Canadian Nursing Informatics Association

Bev Rhodes

25 Aug 2018 11:21 AM | Anonymous

How and why did you become interested in nursing informatics?

My nursing informatics path has been a little different than most. I had looked to nursing as an area of study but this was during the early 90’s in Alberta when we were experiencing health care cuts, and there were limited employment opportunities. I also had an interest in technology so decided to enroll in a post-secondary undergraduate program in computer science, since this type of knowledge could be applied to many areas. I then worked for seven years as a computer programmer in the field of military defense research. However, my need to be in the healthcare field resurfaced, so re-entered school to receive my Bachelor in Nursing. I had a wonderful opportunity come forward shortly after graduation that would use both my nursing and computer science training: implementation of a clinical information system for homecare, within my jurisdiction. Being able to work with both clinical and technical team members to ensure the clinical system met the needs of the business related to clinical practice, change management, safe usage and adoption peaked my greater desire to learn more about nursing informatics. I researched many options to learn more and eventually enrolled into a Masters in Science in Nursing Informatics, which I completed in 2010. Since then, I have been involved in additional home care CIS projects within Alberta, as well as the selection and implementation of a standardized multi-disciplinary care planning taxonomy within Alberta home care. I have had roles within the clinical business, information technology, and the Chief Medical Information Office: all of which have provided me with opportunities to describe the role and how nursing informatics clinicians are foundational to transforming care delivery with technology supporting the health outcomes for our patients/clients.

Describe what your current role involves?

My current role is with Alberta Health Services (AHS) Chief Medical Information Office. I am the Program Director responsible for informatics competency and practice standards. Basically, I am responsible and accountable to ensure that healthcare professionals and others are prepared for the adoption and ‘meaningful use’ of health information and health information technology in the effective delivery of healthcare services of the future.
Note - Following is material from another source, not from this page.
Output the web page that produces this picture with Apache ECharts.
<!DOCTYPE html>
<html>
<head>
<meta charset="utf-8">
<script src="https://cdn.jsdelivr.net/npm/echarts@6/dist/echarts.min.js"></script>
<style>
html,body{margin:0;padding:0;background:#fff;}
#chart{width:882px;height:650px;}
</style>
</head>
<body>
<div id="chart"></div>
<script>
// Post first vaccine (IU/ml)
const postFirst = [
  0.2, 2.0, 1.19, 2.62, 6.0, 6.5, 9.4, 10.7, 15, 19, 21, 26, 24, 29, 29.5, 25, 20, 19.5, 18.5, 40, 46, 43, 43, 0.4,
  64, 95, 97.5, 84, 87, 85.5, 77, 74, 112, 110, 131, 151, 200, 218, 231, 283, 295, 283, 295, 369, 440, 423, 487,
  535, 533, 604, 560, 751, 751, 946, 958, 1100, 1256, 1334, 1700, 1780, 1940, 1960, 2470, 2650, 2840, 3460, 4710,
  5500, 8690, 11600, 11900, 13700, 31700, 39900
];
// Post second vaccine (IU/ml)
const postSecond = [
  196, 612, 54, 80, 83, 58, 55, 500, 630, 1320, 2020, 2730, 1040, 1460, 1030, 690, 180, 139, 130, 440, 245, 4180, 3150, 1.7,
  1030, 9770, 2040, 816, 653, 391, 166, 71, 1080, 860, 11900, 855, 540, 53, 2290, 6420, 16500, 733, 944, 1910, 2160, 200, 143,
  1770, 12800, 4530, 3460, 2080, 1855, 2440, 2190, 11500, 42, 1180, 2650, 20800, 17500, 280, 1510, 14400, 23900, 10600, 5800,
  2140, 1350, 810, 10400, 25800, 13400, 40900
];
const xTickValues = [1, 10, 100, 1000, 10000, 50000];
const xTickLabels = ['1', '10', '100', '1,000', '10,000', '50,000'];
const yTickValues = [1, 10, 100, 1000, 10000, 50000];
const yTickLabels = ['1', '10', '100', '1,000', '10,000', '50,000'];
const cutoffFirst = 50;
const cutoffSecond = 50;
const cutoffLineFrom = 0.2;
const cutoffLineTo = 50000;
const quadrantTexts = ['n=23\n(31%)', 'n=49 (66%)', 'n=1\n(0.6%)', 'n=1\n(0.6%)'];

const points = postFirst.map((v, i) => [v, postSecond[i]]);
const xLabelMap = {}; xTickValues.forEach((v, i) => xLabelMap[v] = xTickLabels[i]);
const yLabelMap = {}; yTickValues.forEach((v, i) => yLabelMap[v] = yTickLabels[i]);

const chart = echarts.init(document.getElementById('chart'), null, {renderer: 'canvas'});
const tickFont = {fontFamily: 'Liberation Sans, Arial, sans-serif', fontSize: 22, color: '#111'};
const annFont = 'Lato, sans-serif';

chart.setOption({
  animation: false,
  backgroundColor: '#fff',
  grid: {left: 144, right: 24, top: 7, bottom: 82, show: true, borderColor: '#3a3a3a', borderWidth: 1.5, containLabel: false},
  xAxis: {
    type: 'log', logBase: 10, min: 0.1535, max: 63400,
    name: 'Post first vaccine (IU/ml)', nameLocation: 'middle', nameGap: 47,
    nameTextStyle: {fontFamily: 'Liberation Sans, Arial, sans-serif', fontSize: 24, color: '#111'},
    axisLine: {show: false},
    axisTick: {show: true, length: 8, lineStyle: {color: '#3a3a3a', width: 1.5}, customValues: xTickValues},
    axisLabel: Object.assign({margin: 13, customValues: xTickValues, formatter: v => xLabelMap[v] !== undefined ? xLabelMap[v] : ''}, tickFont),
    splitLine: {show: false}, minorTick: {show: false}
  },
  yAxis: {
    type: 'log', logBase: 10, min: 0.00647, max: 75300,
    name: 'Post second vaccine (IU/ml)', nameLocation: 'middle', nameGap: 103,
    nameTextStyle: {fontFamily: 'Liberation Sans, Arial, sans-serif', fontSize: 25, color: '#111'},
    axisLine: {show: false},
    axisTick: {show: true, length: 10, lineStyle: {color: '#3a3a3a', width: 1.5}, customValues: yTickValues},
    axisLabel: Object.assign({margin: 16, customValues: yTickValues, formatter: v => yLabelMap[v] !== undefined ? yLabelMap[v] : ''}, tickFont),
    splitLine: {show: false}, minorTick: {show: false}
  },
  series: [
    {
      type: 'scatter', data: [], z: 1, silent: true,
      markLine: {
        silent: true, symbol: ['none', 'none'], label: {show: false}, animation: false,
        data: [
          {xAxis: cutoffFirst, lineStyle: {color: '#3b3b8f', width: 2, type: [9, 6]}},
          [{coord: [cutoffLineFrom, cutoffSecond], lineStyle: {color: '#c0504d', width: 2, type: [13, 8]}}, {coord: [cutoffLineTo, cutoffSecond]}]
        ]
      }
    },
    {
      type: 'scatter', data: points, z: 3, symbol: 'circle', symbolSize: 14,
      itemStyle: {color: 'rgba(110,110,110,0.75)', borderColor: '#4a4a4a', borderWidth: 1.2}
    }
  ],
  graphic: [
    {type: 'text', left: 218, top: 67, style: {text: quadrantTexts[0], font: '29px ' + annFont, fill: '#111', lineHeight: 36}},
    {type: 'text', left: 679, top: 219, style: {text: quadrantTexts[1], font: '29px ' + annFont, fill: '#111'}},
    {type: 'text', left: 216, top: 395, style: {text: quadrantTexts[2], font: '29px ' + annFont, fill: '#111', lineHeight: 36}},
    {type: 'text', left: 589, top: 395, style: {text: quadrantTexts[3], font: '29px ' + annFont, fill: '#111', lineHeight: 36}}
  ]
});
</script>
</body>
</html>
One of the key elements of my portfolio is the development of strong relationships with AHS internal stakeholders including clinical, operational, corporate, and information technology leadership, in identifying key priorities and opportunities for the development of informatics training and career development. I’m also involved in the development of Informatics training programs, curricula and competency assessments within AHS. Within the CMIO, we strive to provide opportunities for advanced informatics training and research by supporting undergraduate and graduate student practicums.

Networking with other nursing informatics clinicians is something I enjoy greatly, so I’m always looking for opportunities to get involved, such as, an abstract reviewer for annual conferences including Canada’s eHealth and HIMSS. Recently, I have accepted the President position with our Nursing Informatics Association of Alberta (NIAA). I believe there is a great deal to learn from our United States colleagues, so I’ve maintained connections with classmates as well as having an active membership with the American Nursing Informatics Association.
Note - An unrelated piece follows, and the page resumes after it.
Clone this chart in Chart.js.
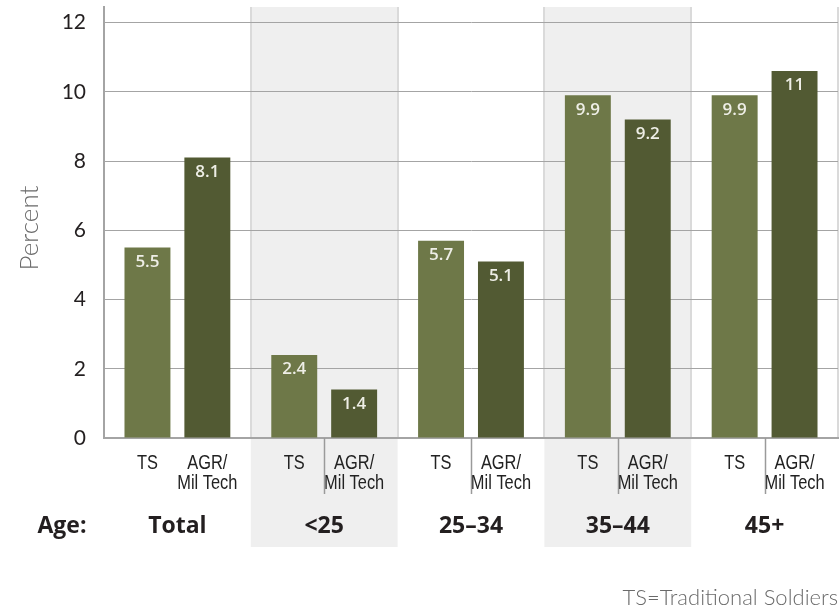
<!DOCTYPE html>
<html>
<head>
<meta charset="utf-8">
<script src="https://cdn.jsdelivr.net/npm/chart.js@4/dist/chart.umd.min.js"></script>
<style>
  html, body { margin: 0; padding: 0; background: #fff; }
  #wrap { width: 840px; height: 610px; }
</style>
</head>
<body>
<div id="wrap"><canvas id="chart"></canvas></div>
<script>
// data
const groups      = ['Total', '<25', '25–34', '35–44', '45+'];
const tsValues    = [5.5, 2.4, 5.7, 9.9, 9.9];
const agrValues   = [8.1, 1.4, 5.1, 9.2, 10.6];
const tsLabels    = ['5.5', '2.4', '5.7', '9.9', '9.9'];
const agrLabels   = ['8.1', '1.4', '5.1', '9.2', '11'];
const barNames    = [['TS'], ['AGR/', 'Mil Tech']];
const shadedGroups = [1, 3];
const yMax = 12;
const yStep = 2;

// colors / fonts
const TS_COLOR  = '#6e7848';
const AGR_COLOR = '#525a33';
const AXIS_COLOR = '#a4a4a4';
const BAND_COLOR = '#efefef';
const SANS = 'Lato, "Open Sans", sans-serif';
const BOLD = '"Open Sans", Lato, sans-serif';
const NARROW = '"Liberation Sans", Arial, sans-serif';

const html__canvas__chart = document.querySelector('#chart');

// shaded bands behind some groups, running down into the label area
const bandPlugin = {
    id: 'bands',
    beforeDraw(chart) {
        const { ctx, chartArea, scales } = chart;
        const x = scales.x;
        const w = (chartArea.right - chartArea.left) / groups.length;
        ctx.save();
        ctx.fillStyle = BAND_COLOR;
        shadedGroups.forEach(i => {
            const cx = x.getPixelForValue(i);
            ctx.fillRect(cx - w / 2, chartArea.top, w, 547 - chartArea.top);
        });
        ctx.restore();
    }
};

// value labels inside bars, bar names, group names, footnote
const labelPlugin = {
    id: 'labels',
    afterDatasetsDraw(chart) {
        const { ctx } = chart;
        const valueTexts = [tsLabels, agrLabels];
        ctx.save();
        ctx.fillStyle = '#eeeee6';
        ctx.font = '600 17px ' + BOLD;
        ctx.textAlign = 'center';
        ctx.textBaseline = 'top';
        chart.data.datasets.forEach((ds, d) => {
            chart.getDatasetMeta(d).data.forEach((bar, i) => {
                ctx.fillText(valueTexts[d][i], bar.x, bar.y + 6);
            });
        });
        ctx.restore();
    },
    afterDraw(chart) {
        const { ctx, chartArea, scales } = chart;
        const x = scales.x;
        const axisY = chartArea.bottom;
        ctx.save();
        // bar names, condensed like the original narrow face
        ctx.fillStyle = '#222';
        ctx.font = '20px ' + NARROW;
        ctx.textAlign = 'center';
        ctx.textBaseline = 'alphabetic';
        chart.data.datasets.forEach((ds, d) => {
            chart.getDatasetMeta(d).data.forEach(bar => {
                barNames[d].forEach((line, k) => {
                    ctx.save();
                    ctx.translate(bar.x, 469 + k * 20);
                    ctx.scale(0.82, 1);
                    ctx.fillText(line, 0, 0);
                    ctx.restore();
                });
            });
        });
        // separators between bar names
        ctx.strokeStyle = '#9a9a9a';
        ctx.lineWidth = 1.5;
        groups.forEach((g, i) => {
            if (i === 0) return;
            const cx = Math.round(x.getPixelForValue(i)) + 0.5;
            ctx.beginPath();
            ctx.moveTo(cx, axisY);
            ctx.lineTo(cx, 494);
            ctx.stroke();
        });
        // group names
        ctx.fillStyle = '#231f20';
        ctx.font = 'bold 23px ' + BOLD;
        groups.forEach((g, i) => {
            ctx.fillText(g, x.getPixelForValue(i), 533);
        });
        ctx.fillText('Age:', 62, 533);
        // y axis title
        ctx.save();
        ctx.translate(30, 228);
        ctx.rotate(-Math.PI / 2);
        ctx.fillStyle = '#6a6a6a';
        ctx.font = '300 26px ' + SANS;
        ctx.textBaseline = 'middle';
        ctx.fillText('Percent', 0, 0);
        ctx.restore();
        // footnote
        ctx.fillStyle = '#6a6a6a';
        ctx.font = '300 22px ' + SANS;
        ctx.textAlign = 'right';
        ctx.fillText('TS=Traditional Soldiers', 838, 605);
        ctx.restore();
    }
};

function BAR_Chart() {
    const data = {
        labels: groups,
        datasets: [
            {
                label: 'TS',
                data: tsValues,
                backgroundColor: TS_COLOR,
                categoryPercentage: 0.816,
                barPercentage: 0.767
            },
            {
                label: 'AGR/Mil Tech',
                data: agrValues,
                backgroundColor: AGR_COLOR,
                categoryPercentage: 0.816,
                barPercentage: 0.767
            }
        ]
    };
    const config = {
        type: 'bar',
        data: data,
        options: {
            responsive: true,
            maintainAspectRatio: false,
            animation: false,
            layout: { padding: { top: 7, right: 2, left: 0, bottom: 0 } },
            plugins: {
                legend: { display: false },
                tooltip: { enabled: false }
            },
            scales: {
                x: {
                    grid: {
                        drawTicks: false,
                        lineWidth: 2,
                        color: ctx => ctx.index === groups.length ? AXIS_COLOR : '#dadada'
                    },
                    border: { color: AXIS_COLOR, width: 2 },
                    ticks: { display: false },
                    afterFit: scale => { scale.height = 172; }
                },
                y: {
                    min: 0,
                    max: yMax + 0.45,
                    grid: { drawTicks: false, color: AXIS_COLOR, lineWidth: 1 },
                    border: { color: AXIS_COLOR, width: 2 },
                    ticks: {
                        stepSize: yStep,
                        includeBounds: false,
                        padding: 18,
                        color: '#231f20',
                        font: { family: SANS, size: 21 }
                    },
                    afterFit: scale => {
                        scale.width = 104;
                        scale.paddingTop = 0;
                        scale.paddingBottom = 0;
                    }
                }
            }
        },
        plugins: [bandPlugin, labelPlugin]
    };
    const chart_bar = new Chart(html__canvas__chart, config);
}

BAR_Chart();
</script>
</body>
</html>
Which areas of nursing informatics do you find most interesting?

The field of nursing informatics is so vast. The one area that I am passionate about is the development of competencies and practice standards for the use of health information technology (HIT). Being able to work with front line clinicians to develop skills and knowledge on the use of HIT and how it can be integrated into their day to day care deliver keeps me connected to clinical care. Using these clinician connections, I am also able to build on another area of interest: adoption of HIT. Being able to support clinical adoption with clinical competencies and practice standards enables clinicians and healthcare organizations to gain the best health outcomes with the investments into HIT.
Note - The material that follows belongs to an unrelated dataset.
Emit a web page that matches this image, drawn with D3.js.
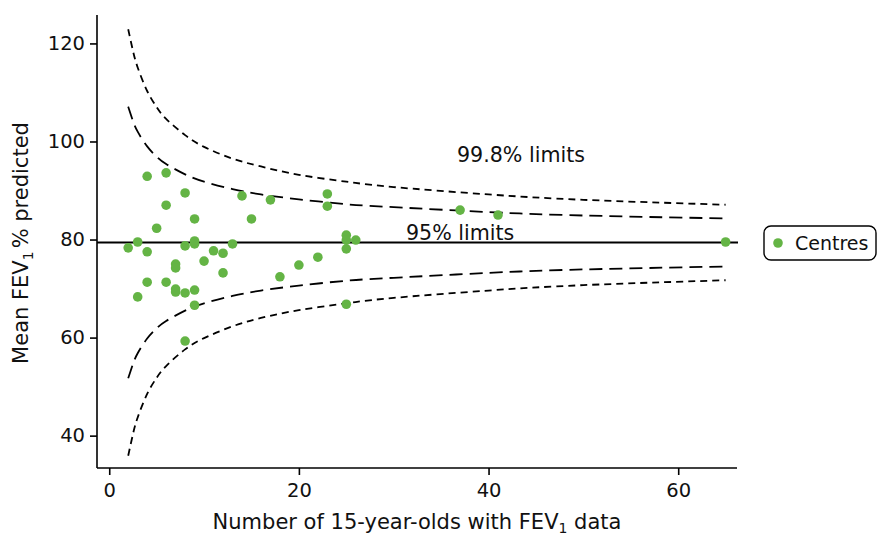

What advice do you have for others who are interested?

As I think about how to get involved in informatics, I would reiterate many of the points shared by Dr. Nagle in her CNIA profile around networking, connecting with mentors, and getting involved in HIT initiatives. Understanding the roles of the various Informatics associations such as COACH or Canada Health Infoway and how they can support informatics practice is also important.

Within Alberta, we have a jurisdictional Nursing Informatics specialty practice group (NIAA) that is available to anyone including Nurses and Allied Health. As part of my role with the AHS CMIO, we have developed a Clinical Informatics Community of Practice (CoP) which is available to anyone within our organization. This CoP has also developed connections with NIAA to support wider networking opportunities.

Why did you join CNIA?

I became involved with CNIA a few years ago and saw it as a great opportunity to support the voice of “nursing informatics” in Canada. Having a national association to represent the unique practice needs and research opportunities in Canada will help advance our practice as well as elevate the need to involve nurses (and other clinicians) into HIT initiatives. As a member, I enjoy the educational events sponsored by CNIA, as I am keenly interested in knowing what is happening in other Canadian jurisdictions.